> Problem requirements
Copy from the first line below down to and including the line with "(0,0) rectangle (1586,1056);". Skip the pictures.
━━ Source material ━━
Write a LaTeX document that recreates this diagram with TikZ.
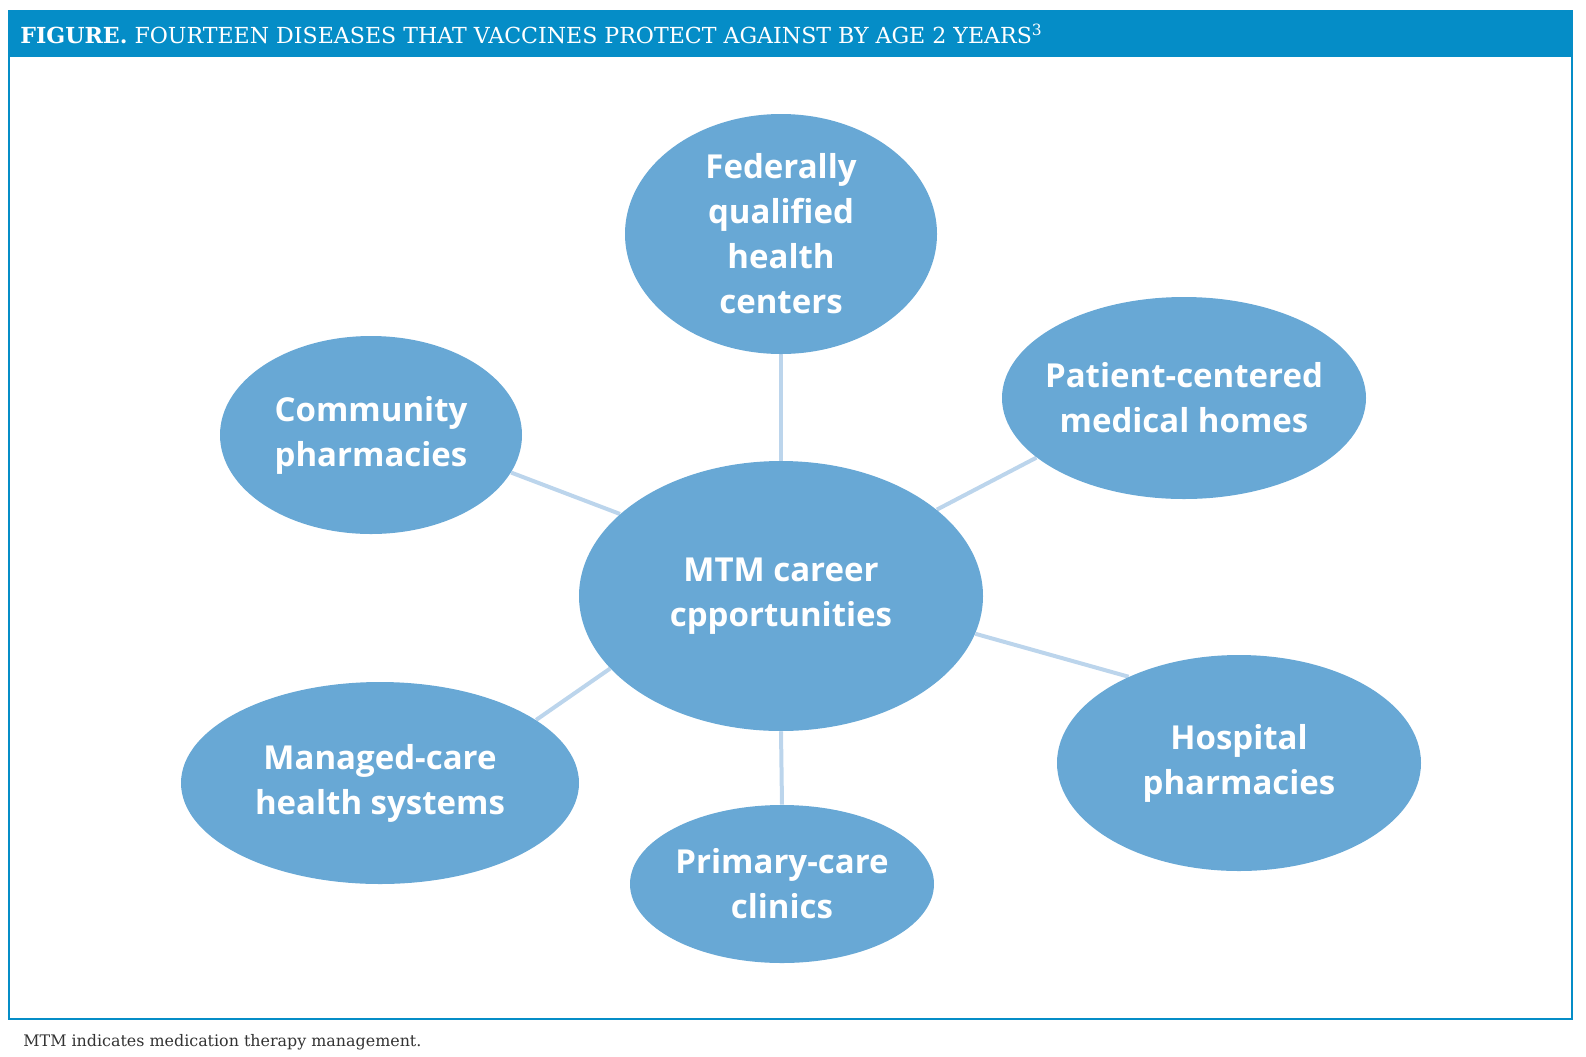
\documentclass[tikz,border=0pt]{standalone}
\usepackage{fontspec}
\setmainfont{DejaVu Serif}
\newfontfamily\bubblefont{Open Sans}
\usepackage{tikz}
\usetikzlibrary{shapes}
\usetikzlibrary{backgrounds}
\definecolor{bandblue}{HTML}{058DC7}
\definecolor{bubbleblue}{HTML}{68A8D5}
\definecolor{linkblue}{HTML}{BCD5EC}
\definecolor{notegray}{HTML}{333333}

\begin{document}
\begin{tikzpicture}[
    x=0.5pt, y=-0.5pt,    % one unit is one pixel of the reference, y going down
    ]
% -------------------------------------------------
\tikzset{
  bubble/.style={ellipse, fill=bubbleblue, inner sep=0pt, align=center,
    text=white, font=\bubblefont\bfseries\fontsize{16.5}{22.5}\selectfont},
  link/.style={draw=linkblue, line width=2pt},
  frame/.style={draw=bandblue, line width=1.2pt}
}
% -------------------------------------------------
\useasboundingbox (0,0) rectangle (1586,1056);

% Header band and frame
\fill[bandblue] (8,10) rectangle (1573,57);
\draw[frame] (9,57) -- (9,1019) -- (1572,1019) -- (1572,57);
\node[anchor=base west, inner sep=0pt, text=white,
  font=\fontsize{11.05}{12}\selectfont] (title) at (20,43)
  {\textbf{FIGURE.} FOURTEEN DISEASES THAT VACCINES PROTECT AGAINST BY AGE 2 YEARS\textsuperscript{3}};

% Placing the nodes
\node[bubble, minimum width=202pt, minimum height=135pt] (c0) at (781,596) {MTM career\\cpportunities};
\node[bubble, minimum width=156pt, minimum height=120pt] (b0) at (781,234) {Federally\\qualified\\health\\centers};
\node[bubble, minimum width=151pt, minimum height=99pt] (b1) at (371,435) {Community\\pharmacies};
\node[bubble, minimum width=182pt, minimum height=101pt, inner xsep=-25pt] (b2) at (1184,398) {Patient-centered\\medical homes};
\node[bubble, minimum width=199pt, minimum height=101pt] (b3) at (380,783) {Managed-care\\health systems};
\node[bubble, minimum width=152pt, minimum height=79pt] (b4) at (782,884) {Primary-care\\clinics};
\node[bubble, minimum width=182pt, minimum height=108pt] (b5) at (1239,763) {Hospital\\pharmacies};

% Connectors
\begin{pgfonlayer}{background}
  \path[link] (c0.north) -- (b0.south);
  \path[link] (c0.153) -- (b1.-15.3);
  \path[link] (c0.29.1) -- (b2.202.2);
  \path[link] (c0.203.1) -- (b3.22.7);
  \path[link] (c0.south) -- (b4.north);
  \path[link] (c0.-11.9) -- (b5.142.8);
\end{pgfonlayer}

\node[anchor=base west, inner sep=0pt, text=notegray,
  font=\fontsize{7.95}{10}\selectfont] (note) at (23,1046)
  {MTM indicates medication therapy management.};

\end{tikzpicture}
\end{document}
━━━
> Full output
Write a LaTeX document that recreates this diagram with TikZ.
\documentclass[tikz,border=0pt]{standalone}
\usepackage{fontspec}
\setmainfont{DejaVu Serif}
\newfontfamily\bubblefont{Open Sans}
\usepackage{tikz}
\usetikzlibrary{shapes}
\usetikzlibrary{backgrounds}
\definecolor{bandblue}{HTML}{058DC7}
\definecolor{bubbleblue}{HTML}{68A8D5}
\definecolor{linkblue}{HTML}{BCD5EC}
\definecolor{notegray}{HTML}{333333}

\begin{document}
\begin{tikzpicture}[
    x=0.5pt, y=-0.5pt,    % one unit is one pixel of the reference, y going down
    ]
% -------------------------------------------------
\tikzset{
  bubble/.style={ellipse, fill=bubbleblue, inner sep=0pt, align=center,
    text=white, font=\bubblefont\bfseries\fontsize{16.5}{22.5}\selectfont},
  link/.style={draw=linkblue, line width=2pt},
  frame/.style={draw=bandblue, line width=1.2pt}
}
% -------------------------------------------------
\useasboundingbox (0,0) rectangle (1586,1056);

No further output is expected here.